Thanks for the article! Do you have any advice for large tables? Delta is opaque/hard to debug e.g. when facing OOM errors in the merge step how should one debug this or estimate how much memory is needed in executors?

1. Kees C. Bakker says:
  
  2020-05-13 at 21:11
  
  Thanks! I tend to vacuum and optimize tables with many updates, as they will become huge over time. We had a table where we forgot to do this and the table became 3.4TB, while it only had 1.4GB of data.
  The only advice I have is keeping the data in the delta as simple as possible, maybe only update on the Kafka key. If you want to enrich or bring sources together, use a new table to do so.
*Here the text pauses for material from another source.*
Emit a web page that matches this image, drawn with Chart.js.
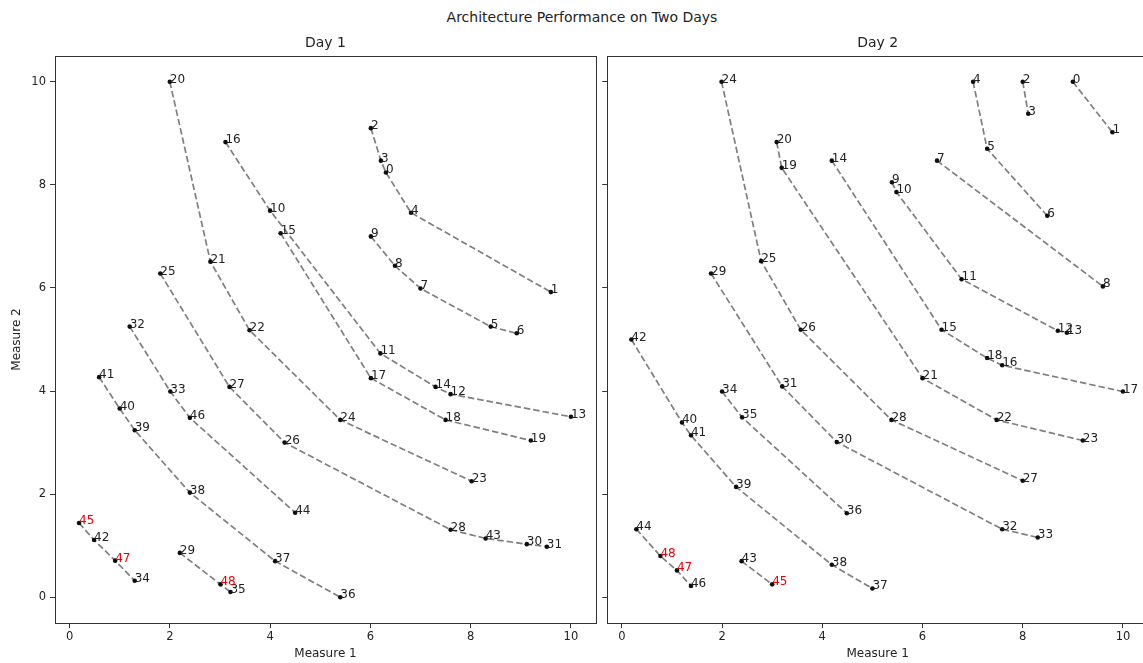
<!DOCTYPE html>
<html>
<head>
<meta charset="utf-8">
<title>Architecture Performance on Two Days</title>
<script src="https://cdn.jsdelivr.net/npm/chart.js@4.4.1/dist/chart.umd.min.js"></script>
<style>
  html, body { margin: 0; padding: 0; background: #fff; width: 1143px; height: 663px; overflow: hidden; }
  body { position: relative; font-family: 'DejaVu Sans', sans-serif; }
  #suptitle { position: absolute; left: 0; width: 1164px; top: 9px; text-align: center; font-size: 14px; color: #222; }
  #leftBox { position: absolute; left: 0; top: 0; width: 600px; height: 663px; }
  #rightBox { position: absolute; left: 600px; top: 0; width: 552px; height: 663px; }
</style>
</head>
<body>
<div id="suptitle">Architecture Performance on Two Days</div>
<div id="leftBox"><canvas id="day1Chart"></canvas></div>
<div id="rightBox"><canvas id="day2Chart"></canvas></div>
<script>
// point number = array index
const day1X = [6.31, 9.6, 6.01, 6.21, 6.81, 8.4, 8.92, 7.0, 6.49, 6.01,
               4.0, 6.2, 7.6, 10.0, 7.3, 4.21, 3.11, 6.01, 7.5, 9.2,
               2.0, 2.81, 3.59, 8.02, 5.4, 1.81, 4.29, 3.19, 7.6, 2.2,
               9.12, 9.52, 1.2, 2.01, 1.3, 3.21, 5.4, 4.1, 2.4, 1.3,
               1.0, 0.59, 0.49, 8.3, 4.5, 0.19, 2.4, 0.91, 3.01];
const day1Y = [8.24, 5.92, 9.1, 8.47, 7.46, 5.25, 5.12, 5.99, 6.43, 7.0,
               7.5, 4.73, 3.94, 3.5, 4.08, 7.06, 8.83, 4.25, 3.44, 3.04,
               10.0, 6.51, 5.18, 2.25, 3.44, 6.28, 3.0, 4.08, 1.31, 0.86,
               1.03, 0.98, 5.25, 3.99, 0.32, 0.1, 0.0, 0.7, 2.03, 3.24,
               3.66, 4.27, 1.11, 1.14, 1.64, 1.44, 3.48, 0.71, 0.25];
const day2X = [9.0, 9.79, 8.0, 8.11, 7.01, 7.29, 8.49, 6.29, 9.6, 5.39,
               5.48, 6.78, 8.7, 8.88, 4.19, 6.38, 7.59, 10.0, 7.29, 3.19,
               3.09, 6.0, 7.48, 9.2, 1.99, 2.78, 3.57, 8.0, 5.38, 1.78,
               4.29, 3.2, 7.59, 8.3, 2.0, 2.4, 4.49, 5.0, 4.19, 2.28,
               1.2, 1.38, 0.19, 2.39, 0.29, 3.0, 1.38, 1.1, 0.77];
const day2Y = [10.0, 9.02, 10.0, 9.38, 10.0, 8.7, 7.4, 8.47, 6.03, 8.05,
               7.86, 6.17, 5.17, 5.13, 8.47, 5.19, 4.5, 3.99, 4.64, 8.33,
               8.83, 4.25, 3.44, 3.04, 10.0, 6.52, 5.19, 2.26, 3.44, 6.28,
               3.01, 4.09, 1.32, 1.16, 3.99, 3.49, 1.63, 0.17, 0.63, 2.14,
               3.39, 3.14, 5.0, 0.7, 1.32, 0.25, 0.22, 0.52, 0.8];

// dashed lines join these points, in this order
const day1Groups = [[2, 3, 0, 4, 1], [9, 8, 7, 5, 6], [16, 10, 11, 14, 12, 13], [15, 17, 18, 19],
                    [20, 21, 22, 24, 23], [25, 27, 26, 28, 43, 30, 31], [29, 48, 35],
                    [32, 33, 46, 44], [41, 40, 39, 38, 37, 36], [45, 42, 47, 34]];
const day2Groups = [[0, 1], [2, 3], [4, 5, 6], [7, 8], [9, 10, 11, 12, 13], [14, 15, 18, 16, 17],
                    [20, 19, 21, 22, 23], [24, 25, 26, 28, 27], [29, 31, 30, 32, 33], [34, 35, 36],
                    [42, 40, 41, 39, 38, 37], [44, 48, 47, 46], [43, 45]];

const redLabels = [45, 47, 48];
const xTicks = [0, 2, 4, 6, 8, 10];
const yTicks = [0, 2, 4, 6, 8, 10];

const FONT = "'DejaVu Sans', sans-serif";
const INK = '#222';

// frame round the plot area, like the matplotlib spines
const boxPlugin = {
    id: 'box',
    afterDraw(chart) {
        const a = chart.chartArea;
        const ctx = chart.ctx;
        ctx.save();
        ctx.strokeStyle = '#333';
        ctx.lineWidth = 1;
        ctx.strokeRect(Math.round(a.left) + 0.5, Math.round(a.top) + 0.5,
                       Math.round(a.right - a.left), Math.round(a.bottom - a.top));
        ctx.restore();
    }
};

// number next to every point
const labelPlugin = {
    id: 'pointLabels',
    afterDatasetsDraw(chart) {
        const n = chart.data.datasets.length - 1;
        const meta = chart.getDatasetMeta(n);
        const ctx = chart.ctx;
        ctx.save();
        ctx.font = '12px ' + FONT;
        ctx.textAlign = 'left';
        ctx.textBaseline = 'alphabetic';
        meta.data.forEach((pt, i) => {
            ctx.fillStyle = redLabels.includes(i) ? '#e8000b' : INK;
            ctx.fillText(String(i), pt.x, pt.y + 1);
        });
        ctx.restore();
    }
};

function buildDatasets(xs, ys, groups) {
    const sets = groups.map(g => ({
        data: g.map(i => ({ x: xs[i], y: ys[i] })),
        showLine: true,
        borderColor: 'rgba(0, 0, 0, 0.5)',
        borderWidth: 1.7,
        borderDash: [6.5, 3],
        pointRadius: 0,
        tension: 0
    }));
    sets.push({
        data: xs.map((x, i) => ({ x: x, y: ys[i] })),
        showLine: false,
        pointRadius: 2.3,
        pointBackgroundColor: '#111',
        pointBorderWidth: 0
    });
    return sets;
}

function makeChart(id, title, xs, ys, groups, first) {
    const ctx = document.getElementById(id).getContext('2d');
    return new Chart(ctx, {
        type: 'scatter',
        data: { datasets: buildDatasets(xs, ys, groups) },
        options: {
            responsive: true,
            maintainAspectRatio: false,
            animation: false,
            events: [],
            layout: { padding: { left: 0, right: 3, top: 0, bottom: 0 } },
            plugins: {
                legend: { display: false },
                tooltip: { enabled: false },
                title: {
                    display: true,
                    text: title,
                    fullSize: false,
                    color: INK,
                    font: { family: FONT, size: 14, weight: 'normal', lineHeight: 1.2 },
                    padding: { top: 35, bottom: 4.2 }
                }
            },
            scales: {
                x: {
                    type: 'linear',
                    min: -0.29,
                    max: 10.5,
                    afterBuildTicks: s => { s.ticks = xTicks.map(v => ({ value: v })); },
                    afterFit: s => { s.height = 40; },
                    grid: { display: true, drawOnChartArea: false, drawTicks: true, tickLength: 5, tickColor: '#333' },
                    border: { display: false },
                    ticks: { color: INK, padding: 2, maxRotation: 0, font: { family: FONT, size: 11.5 } },
                    title: {
                        display: true,
                        text: 'Measure 1',
                        color: INK,
                        font: { family: FONT, size: 12 },
                        padding: { top: 2, bottom: 2 }
                    }
                },
                y: {
                    type: 'linear',
                    min: -0.5,
                    max: 10.5,
                    afterBuildTicks: s => { s.ticks = yTicks.map(v => ({ value: v })); },
                    afterFit: s => { s.width = first ? 55 : 7.3; },
                    grid: { display: true, drawOnChartArea: false, drawTicks: true, tickLength: 5, tickColor: '#333' },
                    border: { display: false },
                    ticks: { display: first, color: INK, padding: 4, font: { family: FONT, size: 11.5 } },
                    title: {
                        display: first,
                        text: 'Measure 2',
                        color: INK,
                        font: { family: FONT, size: 12 },
                        padding: { top: 10, bottom: 4 }
                    }
                }
            }
        },
        plugins: [boxPlugin, labelPlugin]
    });
}

makeChart('day1Chart', 'Day 1', day1X, day1Y, day1Groups, true);
makeChart('day2Chart', 'Day 2', day2X, day2Y, day2Groups, false);
</script>
</body>
</html>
This made debugging somewhat easier for us.
  I have no tips on memory estimation, but I’ll ask around tomorrow!
  
2. Kees C. Bakker says:
  
  2020-05-15 at 18:01
  
  I’ve asked around and got the following pointers:
  – Try to keep the actions and data as small and simple as possible. Complexity is not what you are looking for here.
  – Estimation of memory is a bit trail and error, you need to find a way to keep monitoring the situation over time to be able to scale up or down.
  
Gopinath Chandrasekaran says:

2020-12-05 at 12:58

Thanks for this Article. In my use case, I want to partition the data based on some column while writing the streaming data frame from foreach batch. When I am doing that, I am receiving error ‘foreachBatch’ does not support partitioning’. Is there any other way in delta lake to write the stream along with partitions, pls clarfy.

1. Kees C. Bakker says:
  
  2020-12-15 at 05:50
  
  Sorry, I don’t know. You could create a second streaming job to create a new table with the partitioning. The first could be your bronze table and the second a more refined silver table.